Akademisi Angkat Bicara Soal Peseteruan HMI dan Baramuda Dimyati
PANDEGLANG – Dosen dan Peneliti Kebijakan Publik FISIP UNMA Banten, Eko Supriatno angkat bicara soal perseteruan antara aktivis Mahasiswa Himpunan Mahasiswa Islam (HMI) Pandeglang dengan Barisan Relawan Muda (Baramuda) Dimyati.
Menyikapi sikap reaktif Baramuda Dimyati yang akan melaporkan aktivis Mahasiswa HMI yang diduga telah menyebarkan tuduhan hoax dan pencemaran nama baik. Eko memgaku sangat menyayangkan atas sikap Baramuda Dimyati tersebut, ia meminta jika memang ada laporan, harusnya pihak Kepolisian juga berhati-hati dan tidak memproses lebih lanjut laporan atau aduan tersebut. Agar tidak terjadi kriminalisasi terhadap aktivis di Pandeglang.
“Bawaslu dan aparat penegak hukum seharusnya mendukung HMI yang berusaha membuka praktik kejahatan Pemilu. Saya juga sangat prihatin atas dugaan dengan kasus penggunaan mobil Dinas Pemkab Pandeglang (plat merah) oleh Dimyati yang juga suami Bupati Pandeglang dipakai kampanye dalam Deklarasi Relawan Bara Muda Dimyati,” ungkap Eko di kediamannya di wilayah Kecamatan Labuan, Minggu (2/12/18)
Kata Eko, para aktivis HMI berniat baik dan ingin memastikan kinerja Bawaslu Pandeglang. Para aktivis sekadar mengekspresikan kebebasan bersuara dan mengkritik. Mestinya, aparatur lebih mengutamakan dialog dan menjadikan kritik ke dalam masukan positif untuk perbaikan kinerjanya.
“Perlu diingat! Aparatur Negara manapun di era demokratisasi, apalagi hari ini sudah berbasis internet (e-democracy). Jadi tak perlu mudah bereaksi dengan menggunakan sarana hukum pidana untuk melaporkan para aktivis kritis,” katanya
Menurutnya, Pemerintahan demokratis perlu melibatkan kritik, masukan, dan saran konstruktif. Dalam praktik demokrasi modern, partisipasi publik menjadi penting untuk mendukung keadilan dan keterbukaan.
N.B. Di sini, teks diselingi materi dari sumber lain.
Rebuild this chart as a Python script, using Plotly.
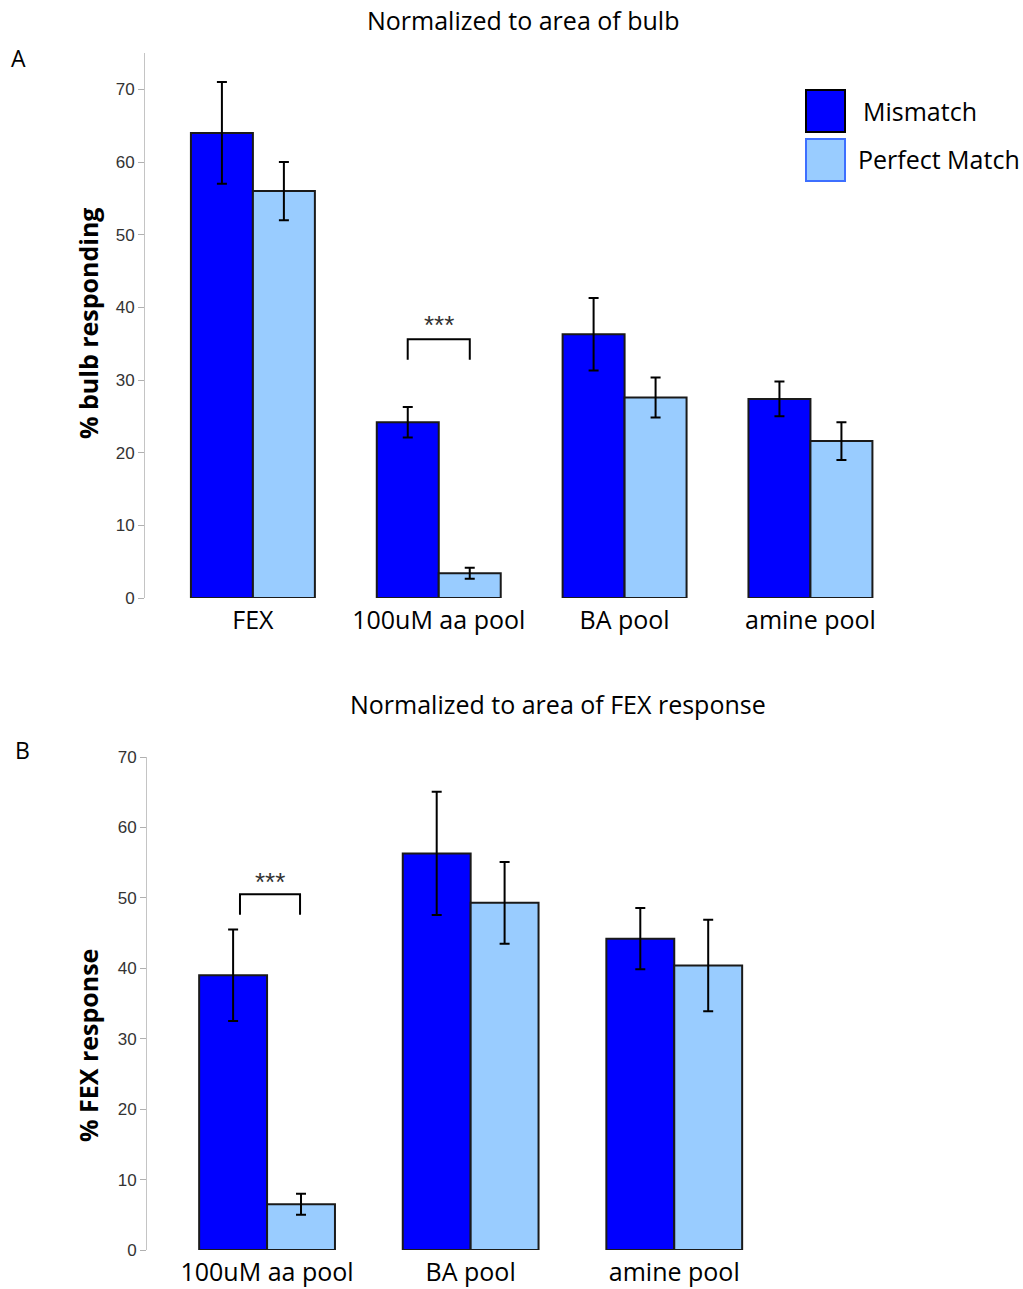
import plotly.graph_objects as go

# ---- data -------------------------------------------------------------
categories_a = ["FEX", "100uM aa pool", "BA pool", "amine pool"]
mismatch_a = [64.0, 24.2, 36.3, 27.4]
mismatch_a_err = [7.0, 2.1, 5.0, 2.4]
perfect_a = [56.0, 3.4, 27.6, 21.6]
perfect_a_err = [4.0, 0.75, 2.75, 2.6]

categories_b = ["100uM aa pool", "BA pool", "amine pool"]
mismatch_b = [39.0, 56.3, 44.2]
mismatch_b_err = [6.5, 8.75, 4.35]
perfect_b = [6.5, 49.3, 40.4]
perfect_b_err = [1.5, 5.8, 6.5]

y_ticks = [0, 10, 20, 30, 40, 50, 60, 70]

# ---- page geometry helpers ---------------------------------------------
W, H = 1023, 1289


def px(x):
    return x / W


def py(y):
    return 1 - y / H


MISMATCH = "#0000ff"
PERFECT = "#99ccff"
EDGE = "#1a1a1a"
TEXT_FONT = "Open Sans"
NUM_FONT = "Liberation Sans"

fig = go.Figure()


def add_pair(cats, mm, mm_err, pm, pm_err, xa, ya):
    fig.add_trace(go.Bar(
        x=cats, y=mm, name="Mismatch", xaxis=xa, yaxis=ya,
        marker=dict(color=MISMATCH, line=dict(color=EDGE, width=2)),
        error_y=dict(type="data", array=mm_err, color="black", thickness=2, width=5),
        showlegend=False,
    ))
    fig.add_trace(go.Bar(
        x=cats, y=pm, name="Perfect Match", xaxis=xa, yaxis=ya,
        marker=dict(color=PERFECT, line=dict(color=EDGE, width=2)),
        error_y=dict(type="data", array=pm_err, color="black", thickness=2, width=5),
        showlegend=False,
    ))


add_pair(categories_a, mismatch_a, mismatch_a_err, perfect_a, perfect_a_err, "x", "y")
add_pair(categories_b, mismatch_b, mismatch_b_err, perfect_b, perfect_b_err, "x2", "y2")

yaxis_style = dict(
    tickmode="array", tickvals=y_ticks,
    ticks="outside", ticklen=6, tickcolor="#b0b0b0", tickwidth=1,
    showline=True, linecolor="#c4c4c4", linewidth=1,
    showgrid=False, zeroline=False, automargin=False,
    tickfont=dict(family=NUM_FONT, size=17, color="#333333"),
)
xaxis_style = dict(
    showline=False, showgrid=False, zeroline=False, ticks="", automargin=False,
    ticklabelstandoff=5,
    tickfont=dict(family=TEXT_FONT, size=25, color="black"),
)

fig.update_layout(
    width=W, height=H,
    margin=dict(l=0, r=0, t=0, b=0, autoexpand=False),
    paper_bgcolor="white", plot_bgcolor="white",
    barmode="group", bargap=0.333, bargroupgap=0,
    showlegend=False,
    xaxis=dict(domain=[px(145), px(1000)], range=[-0.5806, 4.02],
               anchor="y", **xaxis_style),
    yaxis=dict(domain=[py(598), py(53)], range=[0, 75], anchor="x", **yaxis_style),
    xaxis2=dict(domain=[px(147), px(1000)], range=[-0.5897, 3.60],
                anchor="y2", **xaxis_style),
    yaxis2=dict(domain=[py(1250), py(757)], range=[0, 70], anchor="x2", **yaxis_style),
)


def label(x, y, text, size, xanchor="center", yanchor="middle", angle=0,
          family=TEXT_FONT, color="black"):
    fig.add_annotation(x=x, y=y, xref="paper", yref="paper", text=text,
                       showarrow=False, xanchor=xanchor, yanchor=yanchor,
                       textangle=angle,
                       font=dict(family=family, size=size, color=color))


# y-axis titles
label(px(88), py(323), "<b>% bulb responding</b>", 25, angle=-90)
label(px(88), py(1046), "<b>% FEX response</b>", 25, angle=-90)

# significance brackets (data coordinates)
bracket = dict(color="black", width=2)
fig.add_shape(type="path", xref="x", yref="y",
              path="M 0.833 32.8 L 0.833 35.6 L 1.167 35.6 L 1.167 32.8",
              line=bracket)
fig.add_annotation(x=1.0, y=37.6, xref="x", yref="y", text="***",
                   showarrow=False, yanchor="middle",
                   font=dict(family=NUM_FONT, size=26, color="#333333"))
fig.add_shape(type="path", xref="x2", yref="y2",
              path="M -0.133 47.6 L -0.133 50.5 L 0.162 50.5 L 0.162 47.6",
              line=bracket)
fig.add_annotation(x=0.015, y=52.2, xref="x2", yref="y2", text="***",
                   showarrow=False, yanchor="middle",
                   font=dict(family=NUM_FONT, size=26, color="#333333"))

# panel titles and letters
label(px(523), py(20), "Normalized to area of bulb", 25)
label(px(558), py(704), "Normalized to area of FEX response", 25)
label(px(18), py(58), "A", 23)
label(px(22), py(750), "B", 23)

# legend swatches
fig.add_shape(type="rect", xref="paper", yref="paper",
              x0=px(806), x1=px(845), y0=py(132), y1=py(90),
              fillcolor=MISMATCH, line=dict(color="black", width=2))
fig.add_shape(type="rect", xref="paper", yref="paper",
              x0=px(806), x1=px(845), y0=py(181), y1=py(139),
              fillcolor=PERFECT, line=dict(color="#3d6fff", width=2))
label(px(861), py(111), "Mismatch", 25, xanchor="left")
label(px(856), py(159), "Perfect Match", 25, xanchor="left")

fig.write_html("out.html")
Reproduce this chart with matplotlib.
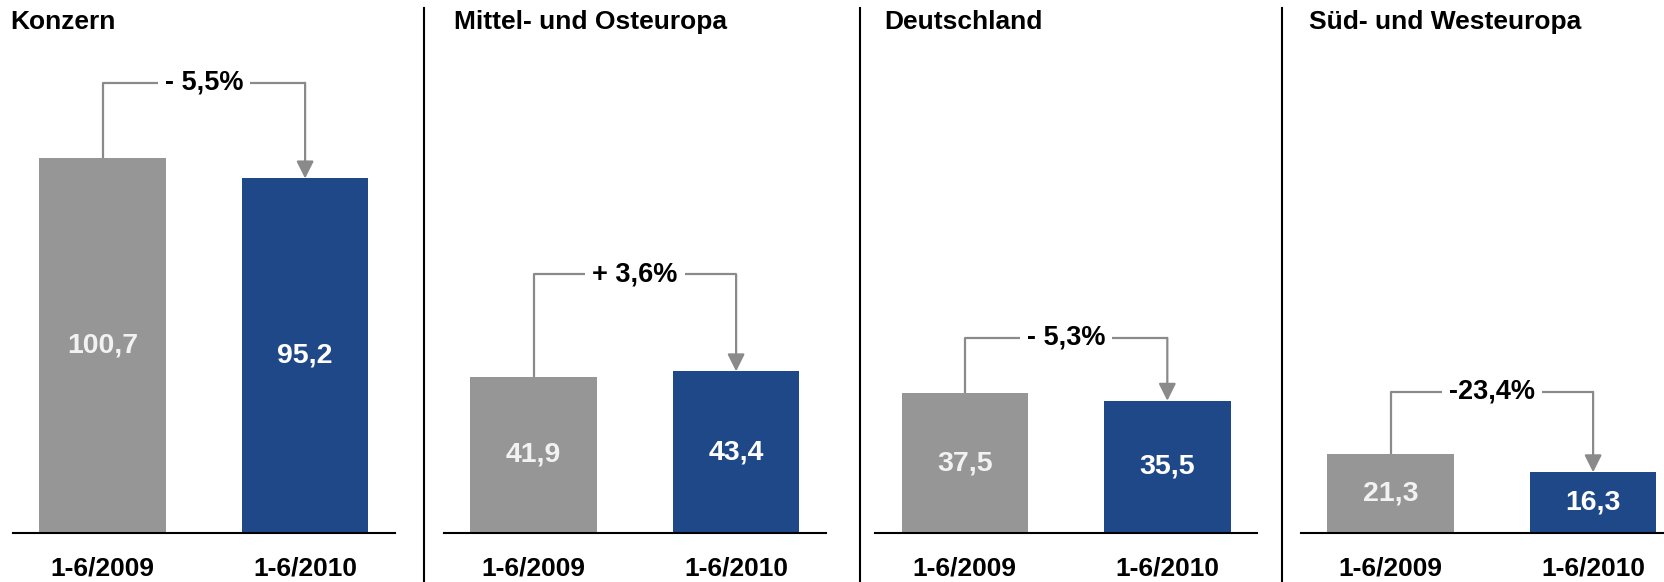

Sebab tak dapat dipungkiri bahwa demonstrasi kini menjadi saluran utamanya manakala diskusi tak didengar, dan demonstrasi paling objektif dalam menginformasikan dan mengomunikasikan segala persoalan.
“Tindakan siapapun tak lagi bersifat sakral dan rahasia. Semua dapat dikonsumsi publik secara massal tanpa sekat, seluruh informasi irasional dan tak normatif akan menjadi konsumsi bersama,” ujarnya
Lanjut Eko, Era sekarang kian mengokohkan tradisi kebebasan berekpresi massal sebagai bukti ada lagi relasi subordinat absolut antara penguasa dan rakyat. Karena tradisi subordinasi absolut ini telah menghadirkan totaliter dalam politik dan konglomerasi kaum rente yang tak terbendung, itulah sebabnya sikap reaktif mendapat kritik.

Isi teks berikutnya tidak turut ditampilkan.